→ **Job**
Line by line, repeat the data below exactly, beginning at the first line and ending at the line with "const minorIntensity = [0.025];". Omit pictures.

→ **Provided data**

• • • • •

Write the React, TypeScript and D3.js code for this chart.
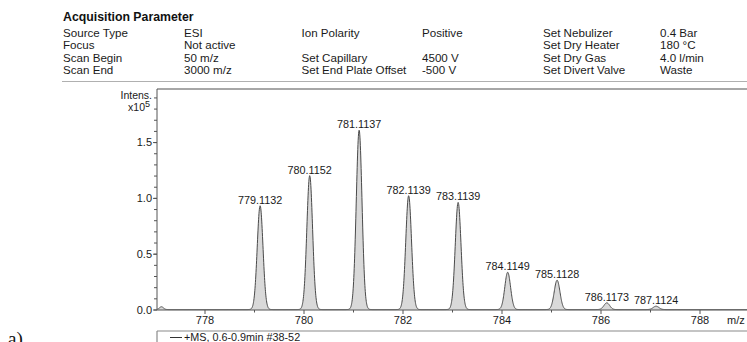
import React from "react";
import * as d3 from "d3";

// Header table of acquisition settings (six columns)
const headerCol1 = ["Source Type", "Focus", "Scan Begin", "Scan End"];
const headerCol2 = ["ESI", "Not active", "50 m/z", "3000 m/z"];
const headerCol3 = ["Ion Polarity", "", "Set Capillary", "Set End Plate Offset"];
const headerCol4 = ["Positive", "", "4500 V", "-500 V"];
const headerCol5 = ["Set Nebulizer", "Set Dry Heater", "Set Dry Gas", "Set Divert Valve"];
const headerCol6 = ["0.4 Bar", "180 °C", "4.0 l/min", "Waste"];

// Labelled isotope peaks (m/z, intensity in units of 1e5)
const peakMz = [779.1132, 780.1152, 781.1137, 782.1139, 783.1139, 784.1149, 785.1128, 786.1173, 787.1124];
const peakIntensity = [0.93, 1.2, 1.607, 1.02, 0.96, 0.334, 0.263, 0.06, 0.03];

// Small unlabelled features near the baseline
const minorMz = [777.12];
const minorIntensity = [0.025];

// Axis ticks
const mzMajorTicks = [778, 780, 782, 784, 786, 788];
const mzMinorTicks = [779, 781, 783, 785, 787];
const intensMajorTicks = [0, 0.5, 1.0, 1.5];
const intensMinorTicks = d3.range(0, 20).map((i) => i / 10);

const legendText = "+MS, 0.6-0.9min #38-52";

const W = 747;
const H = 342;
const FONT = "'Liberation Sans', Arial, sans-serif";

export default function App() {
  const x = d3.scaleLinear().domain([777.03, 789.0]).range([157, 749.5]);
  const y = d3.scaleLinear().domain([0, 1.98]).range([310, 89]);

  // Profile trace: each centroid rendered with a Gaussian line shape
  const sigma = 0.058;
  const allMz = [...peakMz, ...minorMz];
  const allInt = [...peakIntensity, ...minorIntensity];
  const samples = d3.range(777.03, 789.0, 0.004).map((m) => {
    let v = 0.004;
    allMz.forEach((c, i) => {
      const s = i >= peakMz.length ? 0.04 : sigma;
      v += allInt[i] * Math.exp(-((m - c) ** 2) / (2 * s * s));
    });
    return [m, v] as [number, number];
  });

  const area = d3
    .area<[number, number]>()
    .x((d) => x(d[0]))
    .y0(y(0))
    .y1((d) => y(d[1]));
  const line = d3
    .line<[number, number]>()
    .x((d) => x(d[0]))
    .y((d) => y(d[1]));

  const rowY = [37, 49.3, 61.5, 73.8];
  const colX = [63, 184, 301.5, 422, 543, 660];
  const cols = [headerCol1, headerCol2, headerCol3, headerCol4, headerCol5, headerCol6];

  return (
    <svg
      width={W}
      height={H}
      style={{ position: "absolute", left: 0, top: 0, background: "#fff" }}
      fontFamily={FONT}
    >
      <rect x={0} y={0} width={W} height={H} fill="#fff" />

      {/* Header */}
      <text x={63} y={21} fontSize={12.3} fontWeight="bold" fill="#111">
        Acquisition Parameter
      </text>
      {cols.map((col, ci) =>
        col.map((t, ri) =>
          t ? (
            <text key={`${ci}-${ri}`} x={colX[ci]} y={rowY[ri]} fontSize={11.6} fill="#1a1a1a">
              {t}
            </text>
          ) : null
        )
      )}
      <line x1={62} x2={W} y1={81.5} y2={81.5} stroke="#b0b0b0" strokeWidth={1} />

      {/* Plot frame */}
      <line x1={157} x2={W} y1={89} y2={89} stroke="#8a8a8a" strokeWidth={1.6} />
      <line x1={157} x2={157} y1={89} y2={310} stroke="#555" strokeWidth={1} />

      {/* Spectrum */}
      <path d={area(samples) || ""} fill="#d9d9d9" />
      <path d={line(samples) || ""} fill="none" stroke="#4a4a4a" strokeWidth={1} />

      {/* x axis */}
      <line x1={157} x2={W} y1={310} y2={310} stroke="#555" strokeWidth={1} />
      {mzMajorTicks.map((t) => (
        <g key={t}>
          <line x1={x(t)} x2={x(t)} y1={310} y2={314} stroke="#555" />
          <text x={x(t)} y={324} fontSize={11} textAnchor="middle" fill="#1a1a1a">
            {t}
          </text>
        </g>
      ))}
      {mzMinorTicks.map((t) => (
        <line key={t} x1={x(t)} x2={x(t)} y1={310} y2={312.5} stroke="#555" />
      ))}
      <text x={727} y={324} fontSize={11} fill="#1a1a1a">
        m/z
      </text>

      {/* y axis */}
      {intensMinorTicks.map((t) => (
        <line key={t} x1={154} x2={157} y1={y(t)} y2={y(t)} stroke="#555" />
      ))}
      {intensMajorTicks.map((t) => (
        <g key={t}>
          <line x1={153} x2={157} y1={y(t)} y2={y(t)} stroke="#555" />
          <text x={152} y={y(t) + 3.9} fontSize={11} textAnchor="end" fill="#1a1a1a">
            {d3.format(".1f")(t)}
          </text>
        </g>
      ))}
      <text x={152} y={98.5} fontSize={10.5} textAnchor="end" fill="#1a1a1a">
        Intens.
      </text>
      <text x={150} y={111} fontSize={10.5} textAnchor="end" fill="#1a1a1a">
        x10<tspan dy={-4} fontSize={9}>5</tspan>
      </text>

      {/* Peak labels */}
      {peakMz.map((m, i) => (
        <text
          key={m}
          x={x(m)}
          y={y(peakIntensity[i]) - 2.5}
          fontSize={10.8}
          textAnchor="middle"
          fill="#1a1a1a"
        >
          {m.toFixed(4)}
        </text>
      ))}

      {/* Legend */}
      <line x1={157} x2={W} y1={331} y2={331} stroke="#8a8a8a" strokeWidth={1.2} />
      <line x1={157} x2={157} y1={331} y2={H} stroke="#8a8a8a" strokeWidth={1.2} />
      <line x1={170} x2={182} y1={337.5} y2={337.5} stroke="#333" strokeWidth={1} />
      <text x={184} y={341} fontSize={10.8} fill="#1a1a1a">
        {legendText}
      </text>

      {/* Panel letter */}
      <text x={8} y={345} fontSize={19} fontFamily="'Liberation Serif', 'Times New Roman', serif" fill="#111">
        a)
      </text>
    </svg>
  );
}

• • • • •

→ **Finished exercise**
Write the React, TypeScript and D3.js code for this chart.
import React from "react";
import * as d3 from "d3";

// Header table of acquisition settings (six columns)
const headerCol1 = ["Source Type", "Focus", "Scan Begin", "Scan End"];
const headerCol2 = ["ESI", "Not active", "50 m/z", "3000 m/z"];
const headerCol3 = ["Ion Polarity", "", "Set Capillary", "Set End Plate Offset"];
const headerCol4 = ["Positive", "", "4500 V", "-500 V"];
const headerCol5 = ["Set Nebulizer", "Set Dry Heater", "Set Dry Gas", "Set Divert Valve"];
const headerCol6 = ["0.4 Bar", "180 °C", "4.0 l/min", "Waste"];

// Labelled isotope peaks (m/z, intensity in units of 1e5)
const peakMz = [779.1132, 780.1152, 781.1137, 782.1139, 783.1139, 784.1149, 785.1128, 786.1173, 787.1124];
const peakIntensity = [0.93, 1.2, 1.607, 1.02, 0.96, 0.334, 0.263, 0.06, 0.03];

// Small unlabelled features near the baseline
const minorMz = [777.12];
const minorIntensity = [0.025];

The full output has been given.